## WORK REQUIRED:
Output the material below unchanged, apart from leaving out the pictures.

## DATA SHOWN:
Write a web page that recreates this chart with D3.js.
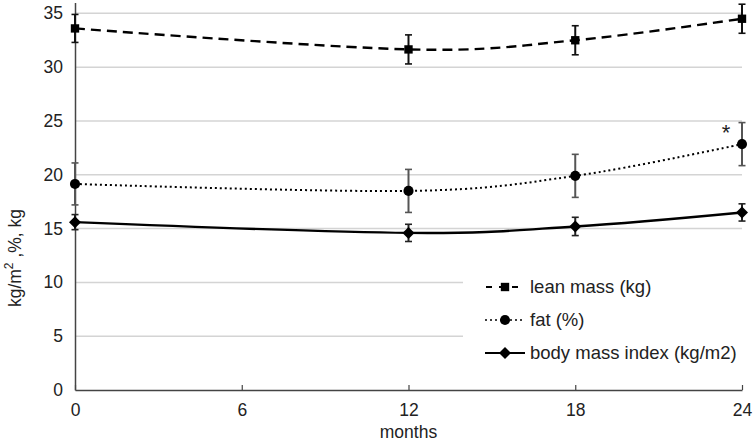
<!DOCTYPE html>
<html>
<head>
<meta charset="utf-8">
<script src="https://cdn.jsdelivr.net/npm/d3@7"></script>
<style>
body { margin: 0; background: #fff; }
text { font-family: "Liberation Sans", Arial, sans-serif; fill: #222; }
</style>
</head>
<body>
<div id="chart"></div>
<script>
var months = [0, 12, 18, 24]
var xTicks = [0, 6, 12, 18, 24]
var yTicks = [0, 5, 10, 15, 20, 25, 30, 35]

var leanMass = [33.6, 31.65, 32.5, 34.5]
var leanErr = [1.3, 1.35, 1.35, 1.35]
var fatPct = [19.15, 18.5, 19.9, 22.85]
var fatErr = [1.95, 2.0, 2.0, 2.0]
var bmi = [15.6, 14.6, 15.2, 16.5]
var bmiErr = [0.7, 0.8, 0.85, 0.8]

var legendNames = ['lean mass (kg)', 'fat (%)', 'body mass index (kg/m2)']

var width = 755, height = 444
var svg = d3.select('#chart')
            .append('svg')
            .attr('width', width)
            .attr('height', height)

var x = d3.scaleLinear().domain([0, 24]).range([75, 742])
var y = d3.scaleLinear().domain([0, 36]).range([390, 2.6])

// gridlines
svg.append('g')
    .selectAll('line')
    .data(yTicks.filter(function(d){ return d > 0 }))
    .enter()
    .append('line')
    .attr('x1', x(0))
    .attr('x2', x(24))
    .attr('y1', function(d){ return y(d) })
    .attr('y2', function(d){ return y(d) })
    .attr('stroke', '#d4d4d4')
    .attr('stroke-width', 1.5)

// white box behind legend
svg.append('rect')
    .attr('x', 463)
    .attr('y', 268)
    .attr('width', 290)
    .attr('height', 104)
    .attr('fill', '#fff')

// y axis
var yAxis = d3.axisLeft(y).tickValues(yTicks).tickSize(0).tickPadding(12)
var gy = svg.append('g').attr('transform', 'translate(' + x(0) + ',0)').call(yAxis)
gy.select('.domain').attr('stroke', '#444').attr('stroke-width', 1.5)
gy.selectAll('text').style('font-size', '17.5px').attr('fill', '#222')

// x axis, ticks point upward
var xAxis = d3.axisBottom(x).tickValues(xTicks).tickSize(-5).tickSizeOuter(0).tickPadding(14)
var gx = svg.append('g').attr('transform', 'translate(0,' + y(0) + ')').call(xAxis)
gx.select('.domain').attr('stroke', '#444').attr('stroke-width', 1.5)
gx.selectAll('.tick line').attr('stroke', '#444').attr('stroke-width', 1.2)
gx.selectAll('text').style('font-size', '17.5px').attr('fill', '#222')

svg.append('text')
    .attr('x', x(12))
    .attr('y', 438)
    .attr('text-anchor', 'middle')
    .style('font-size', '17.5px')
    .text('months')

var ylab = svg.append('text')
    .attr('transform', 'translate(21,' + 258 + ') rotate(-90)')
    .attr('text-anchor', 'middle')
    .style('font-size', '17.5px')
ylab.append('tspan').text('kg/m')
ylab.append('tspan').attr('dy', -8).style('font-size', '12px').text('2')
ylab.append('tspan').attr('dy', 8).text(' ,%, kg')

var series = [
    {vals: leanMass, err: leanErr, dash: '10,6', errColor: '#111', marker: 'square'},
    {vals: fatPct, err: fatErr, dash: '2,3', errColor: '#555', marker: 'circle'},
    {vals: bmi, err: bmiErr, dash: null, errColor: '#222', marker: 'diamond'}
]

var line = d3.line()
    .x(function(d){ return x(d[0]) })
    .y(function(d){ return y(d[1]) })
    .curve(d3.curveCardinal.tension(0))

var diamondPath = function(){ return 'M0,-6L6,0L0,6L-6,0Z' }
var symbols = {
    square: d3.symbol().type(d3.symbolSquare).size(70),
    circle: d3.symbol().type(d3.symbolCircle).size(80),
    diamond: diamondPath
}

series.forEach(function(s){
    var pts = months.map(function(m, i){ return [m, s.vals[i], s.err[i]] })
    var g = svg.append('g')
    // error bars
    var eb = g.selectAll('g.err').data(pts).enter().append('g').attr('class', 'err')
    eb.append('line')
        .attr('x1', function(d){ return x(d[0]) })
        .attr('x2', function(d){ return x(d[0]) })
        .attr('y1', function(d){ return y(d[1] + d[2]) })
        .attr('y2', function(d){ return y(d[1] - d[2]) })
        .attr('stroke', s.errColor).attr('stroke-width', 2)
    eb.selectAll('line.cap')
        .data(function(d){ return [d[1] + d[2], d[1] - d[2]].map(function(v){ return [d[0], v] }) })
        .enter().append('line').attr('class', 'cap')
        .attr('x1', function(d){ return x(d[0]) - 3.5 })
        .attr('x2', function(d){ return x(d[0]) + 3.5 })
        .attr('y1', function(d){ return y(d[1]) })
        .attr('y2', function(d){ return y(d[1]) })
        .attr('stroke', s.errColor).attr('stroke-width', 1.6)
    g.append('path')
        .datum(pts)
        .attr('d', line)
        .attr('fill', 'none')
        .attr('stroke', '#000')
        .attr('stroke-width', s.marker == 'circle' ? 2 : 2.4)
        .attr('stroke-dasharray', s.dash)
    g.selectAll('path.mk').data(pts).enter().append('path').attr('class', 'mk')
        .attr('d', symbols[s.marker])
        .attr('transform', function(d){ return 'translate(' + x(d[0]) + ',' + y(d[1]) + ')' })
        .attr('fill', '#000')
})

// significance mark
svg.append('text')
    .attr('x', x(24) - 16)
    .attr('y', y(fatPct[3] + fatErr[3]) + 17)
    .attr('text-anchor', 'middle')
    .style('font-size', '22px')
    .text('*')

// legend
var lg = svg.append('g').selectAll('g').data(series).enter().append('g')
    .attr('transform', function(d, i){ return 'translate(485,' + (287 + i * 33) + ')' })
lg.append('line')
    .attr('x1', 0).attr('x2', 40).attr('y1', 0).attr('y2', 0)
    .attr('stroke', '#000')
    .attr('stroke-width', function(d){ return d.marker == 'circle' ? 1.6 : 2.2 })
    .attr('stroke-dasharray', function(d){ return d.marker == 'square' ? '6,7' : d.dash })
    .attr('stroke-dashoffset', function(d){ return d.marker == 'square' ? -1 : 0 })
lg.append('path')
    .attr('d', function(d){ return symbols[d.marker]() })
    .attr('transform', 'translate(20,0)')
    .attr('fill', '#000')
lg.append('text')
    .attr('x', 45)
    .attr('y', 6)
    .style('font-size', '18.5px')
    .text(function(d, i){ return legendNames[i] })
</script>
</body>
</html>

## FINAL RESULT:
Write a web page that recreates this chart with D3.js.
<!DOCTYPE html>
<html>
<head>
<meta charset="utf-8">
<script src="https://cdn.jsdelivr.net/npm/d3@7"></script>
<style>
body { margin: 0; background: #fff; }
text { font-family: "Liberation Sans", Arial, sans-serif; fill: #222; }
</style>
</head>
<body>
<div id="chart"></div>
<script>
var months = [0, 12, 18, 24]
var xTicks = [0, 6, 12, 18, 24]
var yTicks = [0, 5, 10, 15, 20, 25, 30, 35]

var leanMass = [33.6, 31.65, 32.5, 34.5]
var leanErr = [1.3, 1.35, 1.35, 1.35]
var fatPct = [19.15, 18.5, 19.9, 22.85]
var fatErr = [1.95, 2.0, 2.0, 2.0]
var bmi = [15.6, 14.6, 15.2, 16.5]
var bmiErr = [0.7, 0.8, 0.85, 0.8]

var legendNames = ['lean mass (kg)', 'fat (%)', 'body mass index (kg/m2)']

var width = 755, height = 444
var svg = d3.select('#chart')
            .append('svg')
            .attr('width', width)
            .attr('height', height)

var x = d3.scaleLinear().domain([0, 24]).range([75, 742])
var y = d3.scaleLinear().domain([0, 36]).range([390, 2.6])

// gridlines
svg.append('g')
    .selectAll('line')
    .data(yTicks.filter(function(d){ return d > 0 }))
    .enter()
    .append('line')
    .attr('x1', x(0))
    .attr('x2', x(24))
    .attr('y1', function(d){ return y(d) })
    .attr('y2', function(d){ return y(d) })
    .attr('stroke', '#d4d4d4')
    .attr('stroke-width', 1.5)

// white box behind legend
svg.append('rect')
    .attr('x', 463)
    .attr('y', 268)
    .attr('width', 290)
    .attr('height', 104)
    .attr('fill', '#fff')

// y axis
var yAxis = d3.axisLeft(y).tickValues(yTicks).tickSize(0).tickPadding(12)
var gy = svg.append('g').attr('transform', 'translate(' + x(0) + ',0)').call(yAxis)
gy.select('.domain').attr('stroke', '#444').attr('stroke-width', 1.5)
gy.selectAll('text').style('font-size', '17.5px').attr('fill', '#222')

// x axis, ticks point upward
var xAxis = d3.axisBottom(x).tickValues(xTicks).tickSize(-5).tickSizeOuter(0).tickPadding(14)
var gx = svg.append('g').attr('transform', 'translate(0,' + y(0) + ')').call(xAxis)
gx.select('.domain').attr('stroke', '#444').attr('stroke-width', 1.5)
gx.selectAll('.tick line').attr('stroke', '#444').attr('stroke-width', 1.2)
gx.selectAll('text').style('font-size', '17.5px').attr('fill', '#222')

svg.append('text')
    .attr('x', x(12))
    .attr('y', 438)
    .attr('text-anchor', 'middle')
    .style('font-size', '17.5px')
    .text('months')

var ylab = svg.append('text')
    .attr('transform', 'translate(21,' + 258 + ') rotate(-90)')
    .attr('text-anchor', 'middle')
    .style('font-size', '17.5px')
ylab.append('tspan').text('kg/m')
ylab.append('tspan').attr('dy', -8).style('font-size', '12px').text('2')
ylab.append('tspan').attr('dy', 8).text(' ,%, kg')

var series = [
    {vals: leanMass, err: leanErr, dash: '10,6', errColor: '#111', marker: 'square'},
    {vals: fatPct, err: fatErr, dash: '2,3', errColor: '#555', marker: 'circle'},
    {vals: bmi, err: bmiErr, dash: null, errColor: '#222', marker: 'diamond'}
]

var line = d3.line()
    .x(function(d){ return x(d[0]) })
    .y(function(d){ return y(d[1]) })
    .curve(d3.curveCardinal.tension(0))

var diamondPath = function(){ return 'M0,-6L6,0L0,6L-6,0Z' }
var symbols = {
    square: d3.symbol().type(d3.symbolSquare).size(70),
    circle: d3.symbol().type(d3.symbolCircle).size(80),
    diamond: diamondPath
}

series.forEach(function(s){
    var pts = months.map(function(m, i){ return [m, s.vals[i], s.err[i]] })
    var g = svg.append('g')
    // error bars
    var eb = g.selectAll('g.err').data(pts).enter().append('g').attr('class', 'err')
    eb.append('line')
        .attr('x1', function(d){ return x(d[0]) })
        .attr('x2', function(d){ return x(d[0]) })
        .attr('y1', function(d){ return y(d[1] + d[2]) })
        .attr('y2', function(d){ return y(d[1] - d[2]) })
        .attr('stroke', s.errColor).attr('stroke-width', 2)
    eb.selectAll('line.cap')
        .data(function(d){ return [d[1] + d[2], d[1] - d[2]].map(function(v){ return [d[0], v] }) })
        .enter().append('line').attr('class', 'cap')
        .attr('x1', function(d){ return x(d[0]) - 3.5 })
        .attr('x2', function(d){ return x(d[0]) + 3.5 })
        .attr('y1', function(d){ return y(d[1]) })
        .attr('y2', function(d){ return y(d[1]) })
        .attr('stroke', s.errColor).attr('stroke-width', 1.6)
    g.append('path')
        .datum(pts)
        .attr('d', line)
        .attr('fill', 'none')
        .attr('stroke', '#000')
        .attr('stroke-width', s.marker == 'circle' ? 2 : 2.4)
        .attr('stroke-dasharray', s.dash)
    g.selectAll('path.mk').data(pts).enter().append('path').attr('class', 'mk')
        .attr('d', symbols[s.marker])
        .attr('transform', function(d){ return 'translate(' + x(d[0]) + ',' + y(d[1]) + ')' })
        .attr('fill', '#000')
})

// significance mark
svg.append('text')
    .attr('x', x(24) - 16)
    .attr('y', y(fatPct[3] + fatErr[3]) + 17)
    .attr('text-anchor', 'middle')
    .style('font-size', '22px')
    .text('*')

// legend
var lg = svg.append('g').selectAll('g').data(series).enter().append('g')
    .attr('transform', function(d, i){ return 'translate(485,' + (287 + i * 33) + ')' })
lg.append('line')
    .attr('x1', 0).attr('x2', 40).attr('y1', 0).attr('y2', 0)
    .attr('stroke', '#000')
    .attr('stroke-width', function(d){ return d.marker == 'circle' ? 1.6 : 2.2 })
    .attr('stroke-dasharray', function(d){ return d.marker == 'square' ? '6,7' : d.dash })
    .attr('stroke-dashoffset', function(d){ return d.marker == 'square' ? -1 : 0 })
lg.append('path')
    .attr('d', function(d){ return symbols[d.marker]() })
    .attr('transform', 'translate(20,0)')
    .attr('fill', '#000')
lg.append('text')
    .attr('x', 45)
    .attr('y', 6)
    .style('font-size', '18.5px')
    .text(function(d, i){ return legendNames[i] })
</script>
</body>
</html>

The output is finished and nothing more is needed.